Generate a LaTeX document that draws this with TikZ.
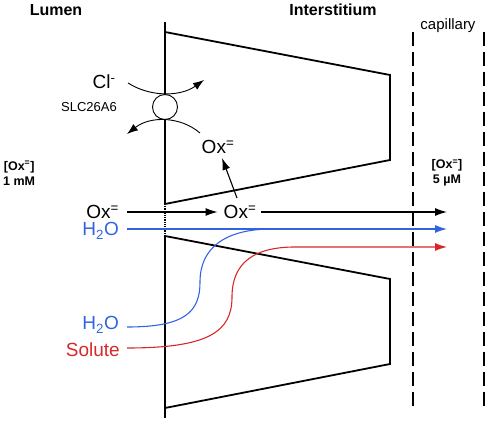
\documentclass[tikz,border=0pt]{standalone}
\usepackage{fontspec}
\setmainfont{Liberation Sans}
\usepackage{xcolor}
\usepackage{tikz}
\usetikzlibrary{arrows.meta, positioning, calc}
\definecolor{waterblue}{RGB}{50, 100, 225}
\definecolor{soluter}{RGB}{215, 40, 40}

\begin{document}
\begin{tikzpicture}[x=1pt, y=-1pt,
    wall/.style={line width=1.8pt},
    arr/.style={line width=1.1pt, -{Latex[length=12pt, width=8pt]}},
    swap/.style={line width=0.9pt, -{Latex[length=11pt, width=8pt]}},
    big/.style={font=\fontsize{19}{21}\selectfont, inner sep=0pt},
    head/.style={font=\fontsize{16}{18}\selectfont\bfseries, inner sep=0pt},
    conc/.style={font=\fontsize{12.5}{15}\selectfont\bfseries, align=center, inner sep=0pt}]
    \useasboundingbox (0,0) rectangle (488,422);

    % Headings
    \node[head] (lumen) at (56,10) {Lumen};
    \node[head] (inter) at (333,10) {Interstitium};
    \node[font=\fontsize{15}{17}\selectfont, inner sep=0pt] (cap) at (448,26) {capillary};
    \node[conc, anchor=west] (cl1) at (3,173) {[Ox\textsuperscript{=}]\\1 mM};
    \node[conc] (cl5) at (447,173) {[Ox\textsuperscript{=}]\\5 µM};

    % Membrane with paracellular gap
    \draw[wall] (165,22) -- (165,204);
    \draw[wall] (165,236) -- (165,418);
    \draw[line width=1.2pt, densely dotted] (165,204) -- (165,236);

    % Cells
    \draw[wall, line join=miter] (165,32) -- (390,75) -- (390,160) -- (165,204);
    \draw[wall, line join=miter] (165,236) -- (390,279) -- (390,364) -- (165,408);

    % Capillary walls
    \draw[wall, dash pattern=on 14pt off 6pt] (413,32) -- (413,412);
    \draw[wall, dash pattern=on 14pt off 6pt] (484,32) -- (484,412);

    % SLC26A6 exchanger
    \node[draw, circle, line width=0.9pt, fill=white, minimum size=25pt, inner sep=0pt] (slc) at (165,107) {};
    \node[big] (cl) at (104,82) {Cl\textsuperscript{-}};
    \node[font=\fontsize{13}{15}\selectfont, inner sep=0pt] (slcl) at (89,107) {SLC26A6};
    \node[big] (oxt) at (218,147) {Ox\textsuperscript{=}};
    \coordinate (clin) at (128,83);
    \coordinate (clout) at (204,80);
    \coordinate (oxin) at (200,133);
    \coordinate (oxout) at (127,134);
    \draw[swap] (clin) .. controls (150,97) and (180,97) .. (clout);
    \draw[swap] (oxin) .. controls (180,116) and (150,116) .. (oxout);

    % Paracellular flows
    \node[big, anchor=east] (oxl) at (119,212) {Ox\textsuperscript{=}};
    \node[big] (oxm) at (240,212) {Ox\textsuperscript{=}};
    \node[big, anchor=east, text=waterblue] (h2ot) at (119,231) {H\textsubscript{2}O};
    \node[big, anchor=east, text=waterblue] (h2ob) at (119,325) {H\textsubscript{2}O};
    \node[big, anchor=east, text=soluter] (sol) at (120,350) {Solute};
    \coordinate (oxend) at (447,212);
    \coordinate (blueend) at (447,229);
    \coordinate (redend) at (447,247);
    \coordinate (bluejoin) at (272,229);
    \coordinate (oxup) at (237,198);

    \draw[arr, shorten >=6pt] ([xshift=8pt]oxl.east |- 0,212) -- (oxm.west |- 0,212);
    \draw[arr] ([xshift=5pt]oxm.east |- 0,212) -- (oxend);
    \draw[arr] (oxup) -- ([xshift=4pt, yshift=-4pt]oxt.south);
    \draw[arr, waterblue] ([xshift=8pt]h2ot.east |- 0,229) -- (blueend);
    \draw[line width=1.1pt, waterblue] ([xshift=8pt]h2ob.east |- 0,327)
        .. controls (185,327) and (200,312) .. (200,282)
        .. controls (200,248) and (225,229) .. (bluejoin);
    \draw[arr, soluter] ([xshift=7pt]sol.east |- 0,348)
        .. controls (208,348) and (232,332) .. (232,297)
        .. controls (232,262) and (255,247) .. (295,247) -- (redend);
\end{tikzpicture}
\end{document}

════════════════════

# [What this task involves]
Omit the pictures and give the material again, exactly and in full.

# [Answer to this exercise]
Generate a LaTeX document that draws this with TikZ.
\documentclass[tikz,border=0pt]{standalone}
\usepackage{fontspec}
\setmainfont{Liberation Sans}
\usepackage{xcolor}
\usepackage{tikz}
\usetikzlibrary{arrows.meta, positioning, calc}
\definecolor{waterblue}{RGB}{50, 100, 225}
\definecolor{soluter}{RGB}{215, 40, 40}

\begin{document}
\begin{tikzpicture}[x=1pt, y=-1pt,
    wall/.style={line width=1.8pt},
    arr/.style={line width=1.1pt, -{Latex[length=12pt, width=8pt]}},
    swap/.style={line width=0.9pt, -{Latex[length=11pt, width=8pt]}},
    big/.style={font=\fontsize{19}{21}\selectfont, inner sep=0pt},
    head/.style={font=\fontsize{16}{18}\selectfont\bfseries, inner sep=0pt},
    conc/.style={font=\fontsize{12.5}{15}\selectfont\bfseries, align=center, inner sep=0pt}]
    \useasboundingbox (0,0) rectangle (488,422);

    % Headings
    \node[head] (lumen) at (56,10) {Lumen};
    \node[head] (inter) at (333,10) {Interstitium};
    \node[font=\fontsize{15}{17}\selectfont, inner sep=0pt] (cap) at (448,26) {capillary};
    \node[conc, anchor=west] (cl1) at (3,173) {[Ox\textsuperscript{=}]\\1 mM};
    \node[conc] (cl5) at (447,173) {[Ox\textsuperscript{=}]\\5 µM};

    % Membrane with paracellular gap
    \draw[wall] (165,22) -- (165,204);
    \draw[wall] (165,236) -- (165,418);
    \draw[line width=1.2pt, densely dotted] (165,204) -- (165,236);

    % Cells
    \draw[wall, line join=miter] (165,32) -- (390,75) -- (390,160) -- (165,204);
    \draw[wall, line join=miter] (165,236) -- (390,279) -- (390,364) -- (165,408);

    % Capillary walls
    \draw[wall, dash pattern=on 14pt off 6pt] (413,32) -- (413,412);
    \draw[wall, dash pattern=on 14pt off 6pt] (484,32) -- (484,412);

    % SLC26A6 exchanger
    \node[draw, circle, line width=0.9pt, fill=white, minimum size=25pt, inner sep=0pt] (slc) at (165,107) {};
    \node[big] (cl) at (104,82) {Cl\textsuperscript{-}};
    \node[font=\fontsize{13}{15}\selectfont, inner sep=0pt] (slcl) at (89,107) {SLC26A6};
    \node[big] (oxt) at (218,147) {Ox\textsuperscript{=}};
    \coordinate (clin) at (128,83);
    \coordinate (clout) at (204,80);
    \coordinate (oxin) at (200,133);
    \coordinate (oxout) at (127,134);
    \draw[swap] (clin) .. controls (150,97) and (180,97) .. (clout);
    \draw[swap] (oxin) .. controls (180,116) and (150,116) .. (oxout);

    % Paracellular flows
    \node[big, anchor=east] (oxl) at (119,212) {Ox\textsuperscript{=}};
    \node[big] (oxm) at (240,212) {Ox\textsuperscript{=}};
    \node[big, anchor=east, text=waterblue] (h2ot) at (119,231) {H\textsubscript{2}O};
    \node[big, anchor=east, text=waterblue] (h2ob) at (119,325) {H\textsubscript{2}O};
    \node[big, anchor=east, text=soluter] (sol) at (120,350) {Solute};
    \coordinate (oxend) at (447,212);
    \coordinate (blueend) at (447,229);
    \coordinate (redend) at (447,247);
    \coordinate (bluejoin) at (272,229);
    \coordinate (oxup) at (237,198);

    \draw[arr, shorten >=6pt] ([xshift=8pt]oxl.east |- 0,212) -- (oxm.west |- 0,212);
    \draw[arr] ([xshift=5pt]oxm.east |- 0,212) -- (oxend);
    \draw[arr] (oxup) -- ([xshift=4pt, yshift=-4pt]oxt.south);
    \draw[arr, waterblue] ([xshift=8pt]h2ot.east |- 0,229) -- (blueend);
    \draw[line width=1.1pt, waterblue] ([xshift=8pt]h2ob.east |- 0,327)
        .. controls (185,327) and (200,312) .. (200,282)
        .. controls (200,248) and (225,229) .. (bluejoin);
    \draw[arr, soluter] ([xshift=7pt]sol.east |- 0,348)
        .. controls (208,348) and (232,332) .. (232,297)
        .. controls (232,262) and (255,247) .. (295,247) -- (redend);
\end{tikzpicture}
\end{document}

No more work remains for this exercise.